友人の訃報を聞いた
友人の訃報を聞いた。
嘘だと思った。
それは仕事終わりにLINEを開いたとき。
LINEで人の死って知らせてくれるものなのか。
現実感の無いメッセージの羅列に、鈍重な何かを感じた。
そこには「友人が亡くなった」という事実と、葬儀の日程・場所だけが記載されていた。
伝えてくれた友人も、死因など詳しいことは知らされておらず、
「聞く気にもなれなかった」と言っていた。
それもそうだ、と思った。
死因が分かれば多少心の整理も付くと思ったが、分かったところで、とも思う。
悲しい、ということは、まあそう感じているのだろうが、
あまりに唐突すぎて現実感がない、という方が正しい。
嘘であってくれという気持ちが拭えないまま、日々の生活をまた送らねばならない。
何度もメッセージを見返した。
もちろん、LINEを見返すだけで事実が変わることはない。
なんならそれが事実であることがより確定していく。
それが苦しい。
通夜に向けて予定を整理したり、会社に休みの連絡をしなければならないが、そんなことをしたくない。
もっと、それを確定させてしまうから。
子供が駄々をこねるように、そんな自分にとって都合の悪いハナシは聞きたくない、という機構が働いているのかもしれない。
人の死が、日常に溶けてゆくということ。
死を認めた、受け入れたということ。
そうなってしまうともう、本当のお別れになってしまいそうで。
非常に嫌だ。
全然整理がつかない。つく見込みがない。
つけたくない気持ち、の方が正確な述懐かもしれない。
友人が通話で話を聞いてくれた。
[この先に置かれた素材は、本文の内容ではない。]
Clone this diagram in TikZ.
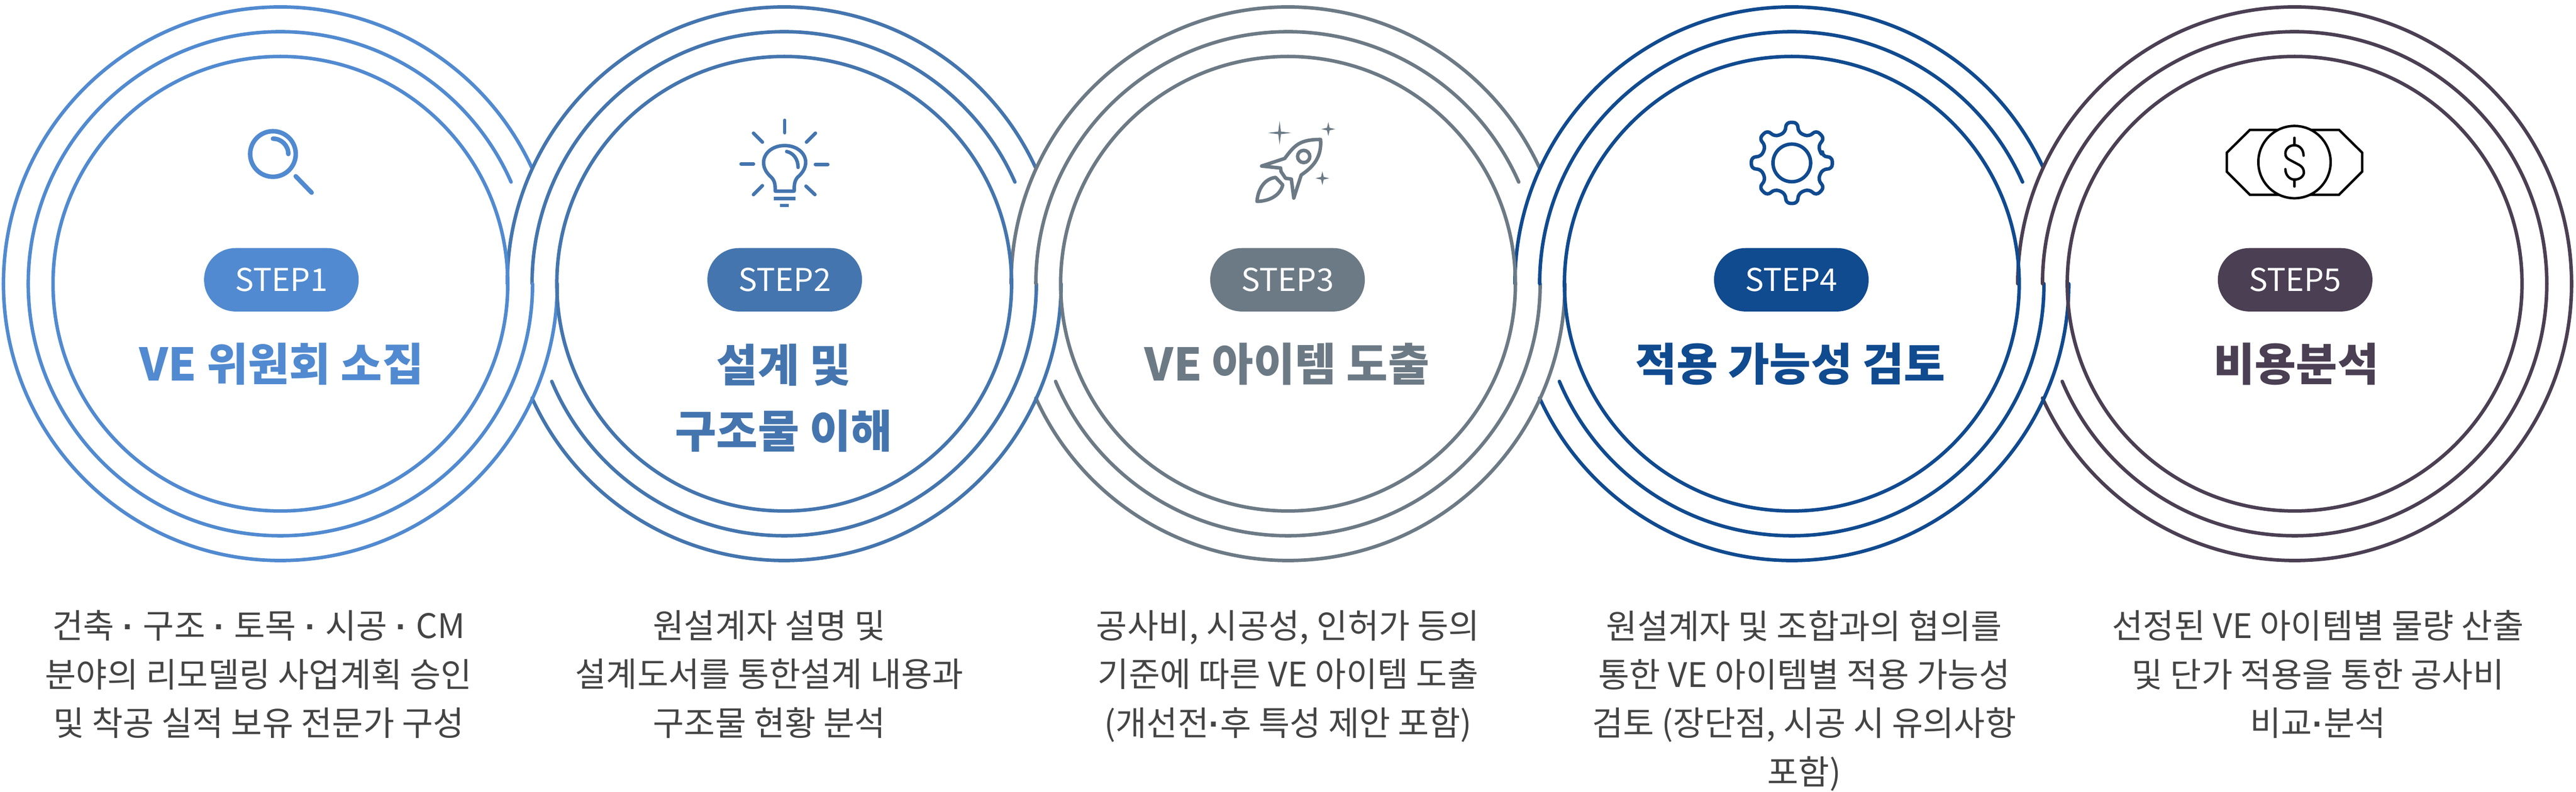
\documentclass[tikz,border=0pt]{standalone}
\usepackage{fontspec}
\setmainfont{Noto Sans CJK KR}
\newfontfamily\dotfont{Liberation Sans}
\newcommand{\tightdot}{{\dotfont\bfseries ·}}
\newcommand{\spreaddot}{\kern0.7pt\tightdot\kern0.7pt}
\definecolor{stepone}{HTML}{518AD0}
\definecolor{steptwo}{HTML}{4475AE}
\definecolor{stepthree}{HTML}{6C7A85}
\definecolor{stepfour}{HTML}{104A8F}
\definecolor{stepfive}{HTML}{4B3F53}
\definecolor{bodytext}{HTML}{444444}
\tikzset{
	ringline/.style={line width=2pt,line cap=round},
	iconline/.style={line width=2pt,line cap=round,line join=round},
	stepbadge/.style={fill=#1,text=white,rounded corners=18pt,minimum width=312*0.01cm,minimum height=128*0.01cm,inner sep=0pt,font=\fontsize{18}{22}\selectfont},
	steptitle/.style={text=#1,align=center,font=\bfseries\fontsize{25.8}{38}\selectfont},
	stepnote/.style={text=bodytext,align=center,anchor=north,inner sep=0pt,font=\fontsize{19.4}{27.9}\selectfont},
}
\begin{document}
\begin{tikzpicture}[x=0.01cm,y=0.01cm,yscale=-1]
	\useasboundingbox (0,0) rectangle (5200,1599);

	% outer rings, upper halves then lower halves
	\foreach \cx/\clr/\cut in {566/stepone/335.1,1583/steptwo/335.1,2600/stepthree/335.1,3617/stepfour/335.1,4632/stepfive/360}
		\draw[ringline,\clr] (\cx,573) ++(180:559) arc[start angle=180,end angle=\cut,radius=559];
	\foreach \cx/\clr/\cut in {4632/stepfive/155.6,3617/stepfour/155.6,2600/stepthree/155.6,1583/steptwo/155.6,566/stepone/180}
		\draw[ringline,\clr] (\cx,573) ++(0:559) arc[start angle=0,end angle=\cut,radius=559];

	% middle rings
	\foreach \cx/\clr/\cut in {566/stepone/336.2,1583/steptwo/336.2}
		\draw[ringline,\clr] (\cx,573) ++(180:509) arc[start angle=180,end angle=\cut,radius=509];
	\foreach \cx/\clr/\cut in {4632/stepfive/157.2,3617/stepfour/157.2,2600/stepthree/157.2,1583/steptwo/157.2,566/stepone/180}
		\draw[ringline,\clr] (\cx,573) ++(0:509) arc[start angle=0,end angle=\cut,radius=509];
	\foreach \cx/\clr/\cut in {2600/stepthree/336.2,3617/stepfour/336.2,4632/stepfive/360}
		\draw[ringline,\clr] (\cx,573) ++(180:509) arc[start angle=180,end angle=\cut,radius=509];

	% inner rings
	\foreach \cx/\clr in {4632/stepfive,3617/stepfour,2600/stepthree,1583/steptwo,566/stepone}
		\draw[ringline,\clr] (\cx,573) circle[radius=459];

	% badges
	\node[stepbadge=stepone] (badge1) at (568,565) {STEP1};
	\node[stepbadge=steptwo] (badge2) at (1584,565) {STEP2};
	\node[stepbadge=stepthree] (badge3) at (2599,565) {STEP3};
	\node[stepbadge=stepfour] (badge4) at (3616,565) {STEP4};
	\node[stepbadge=stepfive] (badge5) at (4633,565) {STEP5};

	% titles
	\node[steptitle=stepone] (title1) at (568,735) {VE 위원회 소집};
	\node[steptitle=steptwo] (title2) at (1582,804) {설계 및\\구조물 이해};
	\node[steptitle=stepthree] (title3) at (2598,735) {VE 아이템 도출};
	\node[steptitle=stepfour] (title4) at (3614,735) {적용 가능성 검토};
	\node[steptitle=stepfive] (title5) at (4635,735) {비용분석};

	% notes
	\node[stepnote] (note1) at (522,1232) {건축 \spreaddot{} 구조 \spreaddot{} 토목 \spreaddot{} 시공 \spreaddot{} CM\\분야의 리모델링 사업계획 승인\\및 착공 실적 보유 전문가 구성};
	\node[stepnote] (note2) at (1553,1232) {원설계자 설명 및\\설계도서를 통한설계 내용과\\구조물 현황 분석};
	\node[stepnote] (note3) at (2600,1232) {공사비, 시공성, 인허가 등의\\기준에 따른 VE 아이템 도출\\(개선전\tightdot{}후 특성 제안 포함)};
	\node[stepnote] (note4) at (3642,1232) {원설계자 및 조합과의 협의를\\통한 VE 아이템별 적용 가능성\\검토 (장단점, 시공 시 유의사항\\포함)};
	\node[stepnote] (note5) at (4679,1232) {선정된 VE 아이템별 물량 산출\\및 단가 적용을 통한 공사비\\비교\tightdot{}분석};

	% magnifier
	\draw[iconline,stepone,line width=2.6pt] (551,311) circle[radius=46];
	\draw[iconline,stepone,line width=2.6pt] (551,280) arc[start angle=270,end angle=360,radius=31];
	\draw[iconline,stepone,line width=2.6pt] (597,356) -- (629,389);

	% bulb
	\begin{scope}[iconline,steptwo]
		\foreach \xa/\ya/\xb/\yb in {1584/243/1584/268,1521/269/1539/287,1646/269/1628/287,1496/331/1521/331,1646/332/1671/332,1521/393/1539/375,1645/393/1627/376}
			\draw (\xa,\ya) -- (\xb,\yb);
		\draw (1557,358) .. controls (1525,330) and (1546,294) .. (1584,294) .. controls (1622,294) and (1643,330) .. (1610,358) .. controls (1604,365) and (1603,373) .. (1603,386) -- (1565,386) .. controls (1565,373) and (1564,365) .. (1557,358);
		\draw (1588,306) .. controls (1602,309) and (1611,322) .. (1611,338);
		\draw[line cap=butt] (1562,401) -- (1606,401);
		\draw[line cap=butt] (1575,415) -- (1592,415);
	\end{scope}

	% rocket
	\begin{scope}[shift={(2500,210)},scale=1/3,iconline,stepthree]
		\draw (497,215) .. controls (505,320) and (455,380) .. (380,430) -- (335,570) -- (320,455) -- (285,450) -- (258,410) -- (255,388) -- (140,376) -- (280,330) .. controls (340,250) and (370,215) .. (497,215) -- cycle;
		\draw (395,318) circle[radius=37];
		\draw (112,590) .. controls (120,500) and (170,450) .. (225,445) -- (268,490) .. controls (255,550) and (190,590) .. (112,590) -- cycle;
		\foreach \sx/\sy/\sr in {249/175/72,544/152/42,508/450/42}
			\fill (\sx-\sr,\sy) -- (\sx-8,\sy-8) -- (\sx,\sy-\sr) -- (\sx+8,\sy-8) -- (\sx+\sr,\sy) -- (\sx+8,\sy+8) -- (\sx,\sy+\sr) -- (\sx-8,\sy+8) -- cycle;
	\end{scope}

	% gear
	\begin{scope}[shift={(3617,329)},stepfour]
		\draw[iconline] (0,0) circle[radius=38];
		\draw[iconline,rounded corners=2.8pt] (-11.3:63) \foreach \k in {0,45,...,315} {-- (\k-11.3:63) -- (\k-8.6:82.7) -- (\k+8.6:82.7) -- (\k+11.3:63)} -- cycle;
	\end{scope}

	% money
	\begin{scope}[shift={(4450,220)},scale=1/3,iconline,line width=1.4pt,black]
		\draw[line cap=butt,line join=miter] (135,265) -- (275,127) -- (815,127) -- (955,265) -- (955,380) -- (815,520) -- (275,520) -- (135,380) -- cycle;
		\draw[fill=white] (545,322) circle[radius=219];
		\draw (545,175) -- (545,220);
		\draw (545,428) -- (545,470);
		\draw (600,283) .. controls (600,245) and (575,220) .. (545,220) .. controls (510,220) and (490,245) .. (490,270) .. controls (490,290) and (500,300) .. (515,308) -- (575,340) .. controls (592,350) and (602,365) .. (602,385) .. controls (602,405) and (580,428) .. (545,428) .. controls (515,428) and (490,400) .. (490,365);
	\end{scope}

\end{tikzpicture}
\end{document}
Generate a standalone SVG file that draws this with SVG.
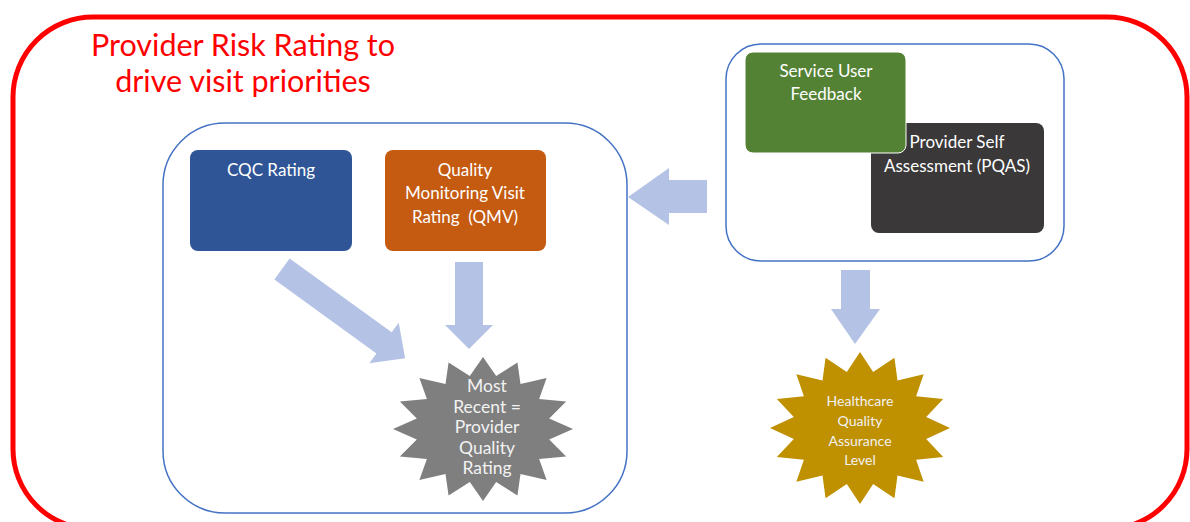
<svg xmlns="http://www.w3.org/2000/svg" width="1190" height="522" viewBox="0 0 1190 522">
<defs>
<style>
.t{font-family:Lato,"Liberation Sans",sans-serif;text-anchor:middle;}
.w{fill:#ffffff;font-size:17px;}
.s{fill:#F2F2F2;font-size:17.5px;}
.g{fill:#F2F2F2;font-size:14px;}
.arrow{fill:#B4C3E5;}
.frame{fill:none;stroke:#4472C4;stroke-width:1.5;}
</style>
<polygon id="star16" points="0,-1 0.1463,-0.7356 0.38268,-0.92388 0.4167,-0.6236 0.70711,-0.70711 0.6236,-0.4167 0.92388,-0.38268 0.7356,-0.1463 1,0 0.7356,0.1463 0.92388,0.38268 0.6236,0.4167 0.70711,0.70711 0.4167,0.6236 0.38268,0.92388 0.1463,0.7356 0,1 -0.1463,0.7356 -0.38268,0.92388 -0.4167,0.6236 -0.70711,0.70711 -0.6236,0.4167 -0.92388,0.38268 -0.7356,0.1463 -1,0 -0.7356,-0.1463 -0.92388,-0.38268 -0.6236,-0.4167 -0.70711,-0.70711 -0.4167,-0.6236 -0.38268,-0.92388 -0.1463,-0.7356"/>
</defs>
<rect width="1190" height="522" fill="#ffffff"/>
<g id="outer">
<rect x="13" y="17" width="1174" height="512" rx="80" ry="80" fill="none" stroke="#FF0000" stroke-width="5"/>
<text class="t" x="243" y="56" font-size="30.5" fill="#FF0000">Provider Risk Rating to</text>
<text class="t" x="243" y="92" font-size="30.5" fill="#FF0000">drive visit priorities</text>
</g>
<g id="left-group">
<rect class="frame" x="163" y="123" width="464" height="390" rx="62" ry="62"/>
</g>
<g id="right-group">
<rect class="frame" x="726" y="44" width="338" height="217" rx="35" ry="35"/>
</g>
<g id="cqc">
<rect x="190" y="150" width="162" height="101" rx="8" fill="#2F5597"/>
<text class="t w" x="271" y="176">CQC Rating</text>
</g>
<g id="qmv">
<rect x="385" y="150" width="161" height="101" rx="8" fill="#C55A11"/>
<text class="t w" x="465" y="176">Quality</text>
<text class="t w" x="465" y="199">Monitoring Visit</text>
<text class="t w" x="465" y="223" style="white-space:pre">Rating  (QMV)</text>
</g>
<g id="pqas">
<rect x="871" y="123" width="173" height="110" rx="8" fill="#3A3838"/>
<text class="t w" x="957" y="148">Provider Self</text>
<text class="t w" x="957" y="172">Assessment (PQAS)</text>
</g>
<g id="feedback">
<rect x="745" y="52" width="161" height="101" rx="8" fill="#548235" stroke="#ffffff" stroke-width="1"/>
<text class="t w" x="826" y="77">Service User</text>
<text class="t w" x="826" y="100">Feedback</text>
</g>
<g id="provider-quality-rating">
<use href="#star16" fill="#7F7F7F" transform="translate(483,429) scale(90,72)"/>
<text class="t s" x="487" y="392">Most</text>
<text class="t s" x="487" y="413">Recent =</text>
<text class="t s" x="487" y="433">Provider</text>
<text class="t s" x="487" y="454">Quality</text>
<text class="t s" x="487" y="474">Rating</text>
</g>
<g id="assurance-level">
<use href="#star16" fill="#BF9000" transform="translate(860,428) scale(90,76)"/>
<text class="t g" x="860" y="406">Healthcare</text>
<text class="t g" x="860" y="426">Quality</text>
<text class="t g" x="860" y="446">Assurance</text>
<text class="t g" x="860" y="465">Level</text>
</g>
<g id="connectors">
<polygon class="arrow" points="0,-13 126,-13 126,-25 152,0 126,25 126,13 0,13" transform="translate(282,269) rotate(35.9)"/>
<polygon class="arrow" points="455,262 483,262 483,325 493,325 469,349 445,325 455,325"/>
<polygon class="arrow" points="707,180 669,180 669,168 628,197 669,225 669,213 707,213"/>
<polygon class="arrow" points="841,270 870,270 870,309 880,309 855,344 831,309 841,309"/>
</g>
</svg>
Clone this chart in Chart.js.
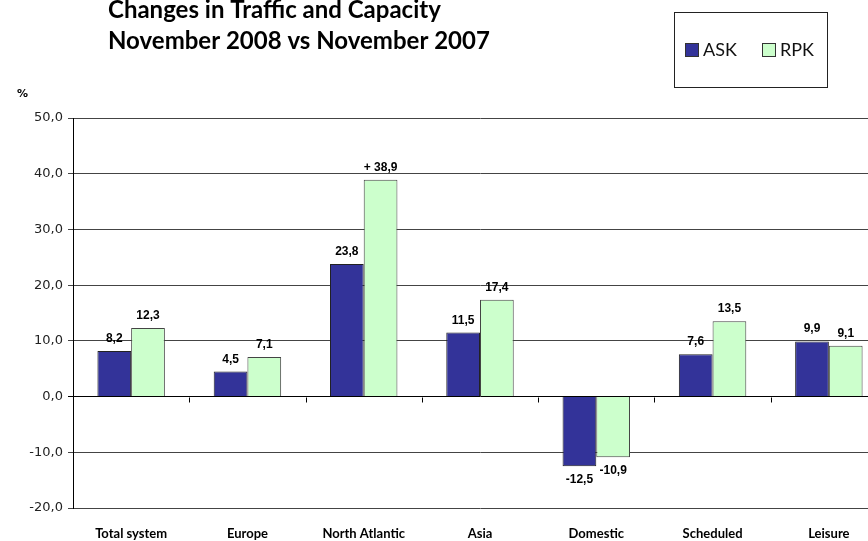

少しあれで楽になった。
その友人は、自分よりもっと故人と仲が良かった。
なんなら死ぬ10日前ぐらいに、2人で飲んでいたらしい。
もっと現実感がないことだろう。一番受け入れられていないのはその友人だろう。
一番、悲しいだろう。
親友と死別する。
そんなこと自分の人生で起きてほしいと思う人などいない。
友人とは馬鹿な話をして盛り上がる、そんな軽い雰囲気の交友であった。
こんなシリアスな、ショッキングな、そういうのはいらないと思っていた。
3人でよく旅行にも行った。学生時代も、働きだしてからも。
自分の目線からすると、3人の仲というものの、1/3を失ったのである。
喪失感、というやつだろうか。
別にその「喪失」があっても、また日常生活が、そのまま変わらぬ様相で続く、その様もなんだか腹立たしい気がする。
チック・コリアのReturn to Foreverを聴いている。
亡くなった友人が、ジャズに詳しくない中気に入ってくれたのがチックだった。
チック・コリアは2021年にこの世を去った。
別に友人が後を追った、なんて言いたいわけではない。(死因もまだ知らされていない)
ただチックと彼に共通して言えるのは
「まだ会えると思っていた」ということだけ。